- 16 November 2025
- Filed in Category: Donor Cultivation,Individual Giving,Internet Fundraising,Year-End Fundraising
Asking Online: No Time Like the Present
The other day I was chatting with my good friend and fellow consultant Melissa Wyers, President of Breakthrough Strategies, about year-end fundraising on the web. Melissa is such a great resource! She has worked for years with an array of nationally known organizations, helping many of them to get their online fundraising program started. So, I asked her, “What kinds of things should smaller and mid-sized programs keep in mind when they are trying to raise money online this year?”
Here’s her great list:
Say thank you – Your first e-communication shouldn’t be an ask. Send an e-card or an e-blast that shows your gratitude to your supporters. Make sure they know that you appreciate their support.
Make your case online first – Start by telling success stories about your organization. Don’t do it with facts and figures. Send out an e-mail with a story about one person, place, or thing. Be sure to use quotes and photos to make your case and make it personal. And, be specific with your ask. Don’t ask donors to end homelessness, hunger, pollution, etc. Instead ask them to help get one person off the street, feed a family for a week, or provide funds to get people to ride bikes to work on Mondays.
Consider alternate gift giving – Ask donors to give a donation to your organization in lieu of a gift to someone else this holiday season. Have a gift card online that someone could send or print out to let the gift recipient know that a gift was made in their honor. This can be especially effective in the days right before Christmas when last minute givers are searching online for options.
Ask more than once – If you don’t ask multiple times, you’re going to get lost in the fray. The single biggest week of the year is the week between Christmas and New Year’s. Your organization should be sending two or three e-mails asking for funds in that week. If that seems too much to you, consider the numbers. If your open rate is 25%, you’re only reaching a quarter of your audience. If you send an ask more than once, you’ll get more people to open it and act on it.
Communicate one thing in each e-mail — If you need 5 things, send out a sequence of 5 separate e-mails asking for each of them. The odds are much greater that your prospects will act on the request if they receive multiple e-mails, rather than one large request for a list of things. Also, don’t include other information about your organization or links to other features on your website in an e-mail asking for support as it will pull their attention from the request.
Keep it simple — Don’t try to be overly creative or too cute. It will distract from the ask. Better to use one really strong image that tells a great story rather than several photos, a video or flash technology. You might want a little bit of graphics for the holidays, but be careful! Add a snowflake or star, make your template red, but leave out the dancing reindeer. It distracts from the core message.
Get to the point quickly — You need to make your ask as close to the top of the e-mail as possible. Test before you send and make sure that the reader can tell the purpose of the e-mail without scrolling down. Have three links in your e-mail: one at the very top, one in the middle of the e-mail, and one at the end. The only links you should have are to your donate page.

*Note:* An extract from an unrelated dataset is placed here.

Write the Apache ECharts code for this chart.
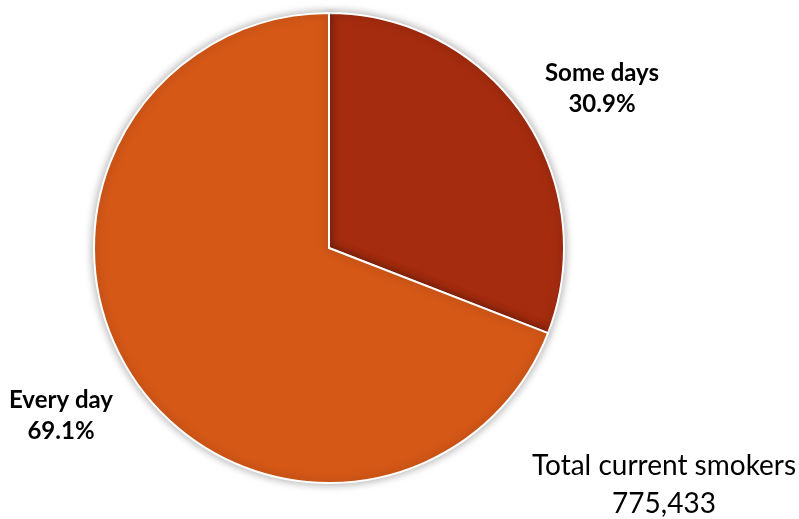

Make it personal — Even the most inexpensive e-mail tools can enable you to address your reader by his or her name. If you’re able to segment your list to talk in a more personal way to volunteers or other groups of donors, even better! Have the e-mail come from a person at your organization, not your organization as a whole. Use that person’s signature. Even when using e-mail, people give to people, not organizations or computer screens.
Use your website — Put something big and bold on your homepage that asks for year-end donations. A lot of people end up going straight to your homepage despite the links in your e-mails. This time of year, everyone is looking for something quick and easy. Point out to your donors that giving online is both of these things and completely secure.
Finally, Melissa says, get out there. Even if you haven’t done much online fundraising before, put together a calendar of communications over the next six weeks that makes your case, tells a good story, honors the donor, and asks for support. This is the best time of year – jump right in!